> Written request
Strip the pictures and reproduce the rest of the listing exactly.
* Begin Information given *
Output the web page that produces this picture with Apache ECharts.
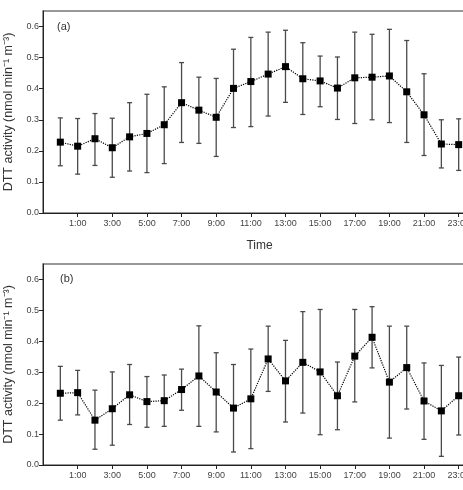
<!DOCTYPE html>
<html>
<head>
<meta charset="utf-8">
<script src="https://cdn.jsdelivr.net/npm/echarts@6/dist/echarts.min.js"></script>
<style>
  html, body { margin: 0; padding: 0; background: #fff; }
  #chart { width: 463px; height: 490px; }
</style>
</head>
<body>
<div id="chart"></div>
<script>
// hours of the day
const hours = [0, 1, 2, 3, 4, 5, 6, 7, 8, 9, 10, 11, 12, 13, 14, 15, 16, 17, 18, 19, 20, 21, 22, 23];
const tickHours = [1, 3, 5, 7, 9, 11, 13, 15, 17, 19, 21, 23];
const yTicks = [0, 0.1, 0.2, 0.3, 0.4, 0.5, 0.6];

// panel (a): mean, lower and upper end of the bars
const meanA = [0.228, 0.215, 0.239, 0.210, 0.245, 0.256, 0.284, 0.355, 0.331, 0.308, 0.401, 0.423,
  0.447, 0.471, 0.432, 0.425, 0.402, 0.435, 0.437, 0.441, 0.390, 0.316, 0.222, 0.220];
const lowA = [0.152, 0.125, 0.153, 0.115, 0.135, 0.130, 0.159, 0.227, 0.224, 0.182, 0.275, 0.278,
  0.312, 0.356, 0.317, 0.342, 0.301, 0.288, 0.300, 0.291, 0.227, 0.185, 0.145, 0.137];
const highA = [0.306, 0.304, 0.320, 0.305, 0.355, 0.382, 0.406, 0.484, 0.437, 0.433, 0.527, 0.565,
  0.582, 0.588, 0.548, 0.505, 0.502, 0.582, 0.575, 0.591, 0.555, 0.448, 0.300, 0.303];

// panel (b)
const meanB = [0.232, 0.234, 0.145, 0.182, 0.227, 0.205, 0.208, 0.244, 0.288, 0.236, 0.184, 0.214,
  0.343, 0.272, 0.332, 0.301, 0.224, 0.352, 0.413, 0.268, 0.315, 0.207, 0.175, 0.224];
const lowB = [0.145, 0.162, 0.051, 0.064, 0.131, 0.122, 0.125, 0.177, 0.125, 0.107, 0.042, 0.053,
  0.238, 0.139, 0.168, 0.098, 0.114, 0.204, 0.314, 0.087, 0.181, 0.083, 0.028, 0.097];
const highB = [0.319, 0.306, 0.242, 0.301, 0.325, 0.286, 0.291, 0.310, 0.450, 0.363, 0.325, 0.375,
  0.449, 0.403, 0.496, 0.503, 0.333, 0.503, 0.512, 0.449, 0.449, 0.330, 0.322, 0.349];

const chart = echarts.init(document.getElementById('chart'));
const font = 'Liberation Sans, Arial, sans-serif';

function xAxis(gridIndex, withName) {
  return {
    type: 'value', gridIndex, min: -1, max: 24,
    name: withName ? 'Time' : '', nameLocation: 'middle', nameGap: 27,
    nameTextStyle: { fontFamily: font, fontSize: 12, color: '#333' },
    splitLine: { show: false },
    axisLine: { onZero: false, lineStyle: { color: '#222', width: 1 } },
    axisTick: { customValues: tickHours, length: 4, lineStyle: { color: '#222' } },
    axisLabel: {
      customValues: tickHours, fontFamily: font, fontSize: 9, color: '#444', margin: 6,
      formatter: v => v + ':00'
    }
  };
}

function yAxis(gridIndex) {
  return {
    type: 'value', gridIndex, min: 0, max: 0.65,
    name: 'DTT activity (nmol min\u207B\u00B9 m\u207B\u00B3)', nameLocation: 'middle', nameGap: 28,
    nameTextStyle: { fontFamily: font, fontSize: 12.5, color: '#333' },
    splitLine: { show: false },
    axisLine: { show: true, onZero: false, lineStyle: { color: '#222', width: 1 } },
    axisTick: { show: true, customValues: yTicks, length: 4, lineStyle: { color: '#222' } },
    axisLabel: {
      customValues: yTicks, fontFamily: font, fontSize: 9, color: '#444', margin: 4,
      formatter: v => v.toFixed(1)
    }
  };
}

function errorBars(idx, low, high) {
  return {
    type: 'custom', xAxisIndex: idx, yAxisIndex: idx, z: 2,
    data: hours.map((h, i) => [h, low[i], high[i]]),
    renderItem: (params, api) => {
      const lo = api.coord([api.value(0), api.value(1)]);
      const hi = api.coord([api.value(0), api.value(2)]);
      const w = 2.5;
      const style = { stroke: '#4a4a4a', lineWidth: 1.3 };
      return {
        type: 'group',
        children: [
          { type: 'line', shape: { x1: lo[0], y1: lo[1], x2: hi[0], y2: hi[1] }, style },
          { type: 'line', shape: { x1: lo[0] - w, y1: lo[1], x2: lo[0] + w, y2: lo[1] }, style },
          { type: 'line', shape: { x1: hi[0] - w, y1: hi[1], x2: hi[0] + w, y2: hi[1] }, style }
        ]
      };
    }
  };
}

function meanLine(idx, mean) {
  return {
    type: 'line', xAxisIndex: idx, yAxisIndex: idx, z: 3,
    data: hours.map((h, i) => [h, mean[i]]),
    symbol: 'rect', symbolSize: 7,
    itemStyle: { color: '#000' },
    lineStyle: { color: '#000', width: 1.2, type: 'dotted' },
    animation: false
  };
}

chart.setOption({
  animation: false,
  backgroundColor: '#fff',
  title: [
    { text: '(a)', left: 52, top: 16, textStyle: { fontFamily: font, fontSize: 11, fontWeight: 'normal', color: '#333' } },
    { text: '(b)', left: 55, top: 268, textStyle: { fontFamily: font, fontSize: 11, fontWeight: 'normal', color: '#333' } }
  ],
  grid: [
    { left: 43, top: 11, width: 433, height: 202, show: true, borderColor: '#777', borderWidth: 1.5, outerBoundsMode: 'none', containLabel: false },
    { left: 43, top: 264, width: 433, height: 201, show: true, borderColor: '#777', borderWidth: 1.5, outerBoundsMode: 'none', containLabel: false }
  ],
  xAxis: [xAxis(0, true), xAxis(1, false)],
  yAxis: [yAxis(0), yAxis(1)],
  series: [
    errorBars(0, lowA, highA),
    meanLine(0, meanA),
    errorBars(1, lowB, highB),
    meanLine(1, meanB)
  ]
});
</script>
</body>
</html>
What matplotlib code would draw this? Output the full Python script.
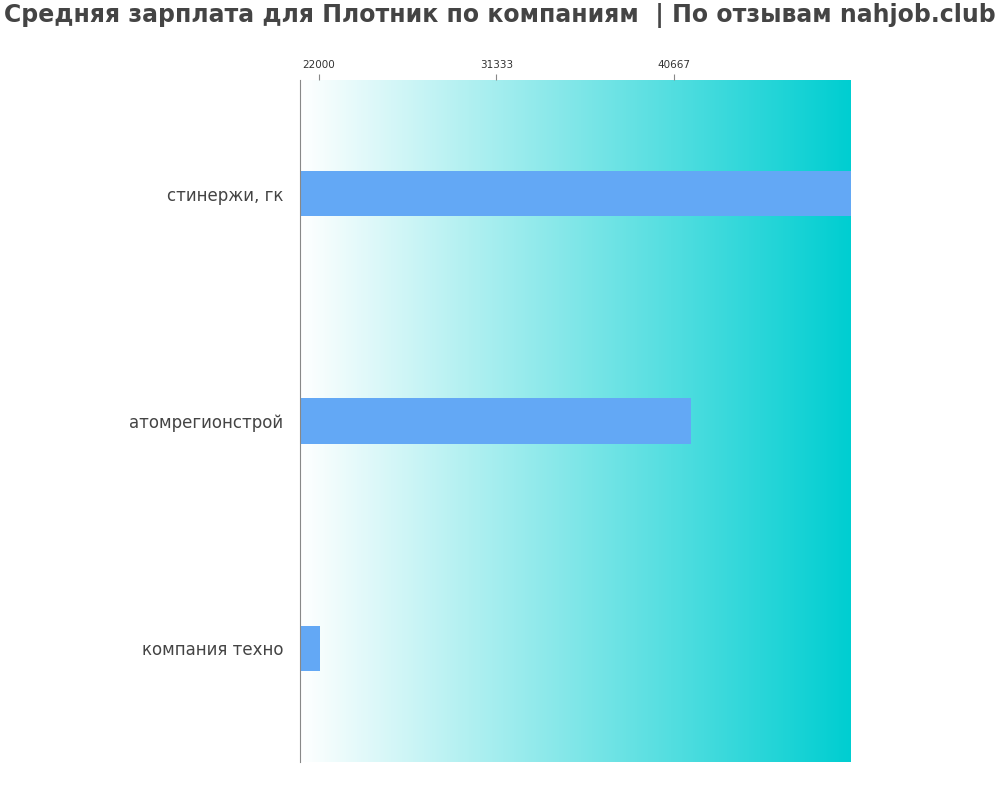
* End Information given *
> Solution to the exercise
Output the web page that produces this picture with Apache ECharts.
<!DOCTYPE html>
<html>
<head>
<meta charset="utf-8">
<script src="https://cdn.jsdelivr.net/npm/echarts@6/dist/echarts.min.js"></script>
<style>
  html, body { margin: 0; padding: 0; background: #fff; }
  #chart { width: 463px; height: 490px; }
</style>
</head>
<body>
<div id="chart"></div>
<script>
// hours of the day
const hours = [0, 1, 2, 3, 4, 5, 6, 7, 8, 9, 10, 11, 12, 13, 14, 15, 16, 17, 18, 19, 20, 21, 22, 23];
const tickHours = [1, 3, 5, 7, 9, 11, 13, 15, 17, 19, 21, 23];
const yTicks = [0, 0.1, 0.2, 0.3, 0.4, 0.5, 0.6];

// panel (a): mean, lower and upper end of the bars
const meanA = [0.228, 0.215, 0.239, 0.210, 0.245, 0.256, 0.284, 0.355, 0.331, 0.308, 0.401, 0.423,
  0.447, 0.471, 0.432, 0.425, 0.402, 0.435, 0.437, 0.441, 0.390, 0.316, 0.222, 0.220];
const lowA = [0.152, 0.125, 0.153, 0.115, 0.135, 0.130, 0.159, 0.227, 0.224, 0.182, 0.275, 0.278,
  0.312, 0.356, 0.317, 0.342, 0.301, 0.288, 0.300, 0.291, 0.227, 0.185, 0.145, 0.137];
const highA = [0.306, 0.304, 0.320, 0.305, 0.355, 0.382, 0.406, 0.484, 0.437, 0.433, 0.527, 0.565,
  0.582, 0.588, 0.548, 0.505, 0.502, 0.582, 0.575, 0.591, 0.555, 0.448, 0.300, 0.303];

// panel (b)
const meanB = [0.232, 0.234, 0.145, 0.182, 0.227, 0.205, 0.208, 0.244, 0.288, 0.236, 0.184, 0.214,
  0.343, 0.272, 0.332, 0.301, 0.224, 0.352, 0.413, 0.268, 0.315, 0.207, 0.175, 0.224];
const lowB = [0.145, 0.162, 0.051, 0.064, 0.131, 0.122, 0.125, 0.177, 0.125, 0.107, 0.042, 0.053,
  0.238, 0.139, 0.168, 0.098, 0.114, 0.204, 0.314, 0.087, 0.181, 0.083, 0.028, 0.097];
const highB = [0.319, 0.306, 0.242, 0.301, 0.325, 0.286, 0.291, 0.310, 0.450, 0.363, 0.325, 0.375,
  0.449, 0.403, 0.496, 0.503, 0.333, 0.503, 0.512, 0.449, 0.449, 0.330, 0.322, 0.349];

const chart = echarts.init(document.getElementById('chart'));
const font = 'Liberation Sans, Arial, sans-serif';

function xAxis(gridIndex, withName) {
  return {
    type: 'value', gridIndex, min: -1, max: 24,
    name: withName ? 'Time' : '', nameLocation: 'middle', nameGap: 27,
    nameTextStyle: { fontFamily: font, fontSize: 12, color: '#333' },
    splitLine: { show: false },
    axisLine: { onZero: false, lineStyle: { color: '#222', width: 1 } },
    axisTick: { customValues: tickHours, length: 4, lineStyle: { color: '#222' } },
    axisLabel: {
      customValues: tickHours, fontFamily: font, fontSize: 9, color: '#444', margin: 6,
      formatter: v => v + ':00'
    }
  };
}

function yAxis(gridIndex) {
  return {
    type: 'value', gridIndex, min: 0, max: 0.65,
    name: 'DTT activity (nmol min\u207B\u00B9 m\u207B\u00B3)', nameLocation: 'middle', nameGap: 28,
    nameTextStyle: { fontFamily: font, fontSize: 12.5, color: '#333' },
    splitLine: { show: false },
    axisLine: { show: true, onZero: false, lineStyle: { color: '#222', width: 1 } },
    axisTick: { show: true, customValues: yTicks, length: 4, lineStyle: { color: '#222' } },
    axisLabel: {
      customValues: yTicks, fontFamily: font, fontSize: 9, color: '#444', margin: 4,
      formatter: v => v.toFixed(1)
    }
  };
}

function errorBars(idx, low, high) {
  return {
    type: 'custom', xAxisIndex: idx, yAxisIndex: idx, z: 2,
    data: hours.map((h, i) => [h, low[i], high[i]]),
    renderItem: (params, api) => {
      const lo = api.coord([api.value(0), api.value(1)]);
      const hi = api.coord([api.value(0), api.value(2)]);
      const w = 2.5;
      const style = { stroke: '#4a4a4a', lineWidth: 1.3 };
      return {
        type: 'group',
        children: [
          { type: 'line', shape: { x1: lo[0], y1: lo[1], x2: hi[0], y2: hi[1] }, style },
          { type: 'line', shape: { x1: lo[0] - w, y1: lo[1], x2: lo[0] + w, y2: lo[1] }, style },
          { type: 'line', shape: { x1: hi[0] - w, y1: hi[1], x2: hi[0] + w, y2: hi[1] }, style }
        ]
      };
    }
  };
}

function meanLine(idx, mean) {
  return {
    type: 'line', xAxisIndex: idx, yAxisIndex: idx, z: 3,
    data: hours.map((h, i) => [h, mean[i]]),
    symbol: 'rect', symbolSize: 7,
    itemStyle: { color: '#000' },
    lineStyle: { color: '#000', width: 1.2, type: 'dotted' },
    animation: false
  };
}

chart.setOption({
  animation: false,
  backgroundColor: '#fff',
  title: [
    { text: '(a)', left: 52, top: 16, textStyle: { fontFamily: font, fontSize: 11, fontWeight: 'normal', color: '#333' } },
    { text: '(b)', left: 55, top: 268, textStyle: { fontFamily: font, fontSize: 11, fontWeight: 'normal', color: '#333' } }
  ],
  grid: [
    { left: 43, top: 11, width: 433, height: 202, show: true, borderColor: '#777', borderWidth: 1.5, outerBoundsMode: 'none', containLabel: false },
    { left: 43, top: 264, width: 433, height: 201, show: true, borderColor: '#777', borderWidth: 1.5, outerBoundsMode: 'none', containLabel: false }
  ],
  xAxis: [xAxis(0, true), xAxis(1, false)],
  yAxis: [yAxis(0), yAxis(1)],
  series: [
    errorBars(0, lowA, highA),
    meanLine(0, meanA),
    errorBars(1, lowB, highB),
    meanLine(1, meanB)
  ]
});
</script>
</body>
</html>
What matplotlib code would draw this? Output the full Python script.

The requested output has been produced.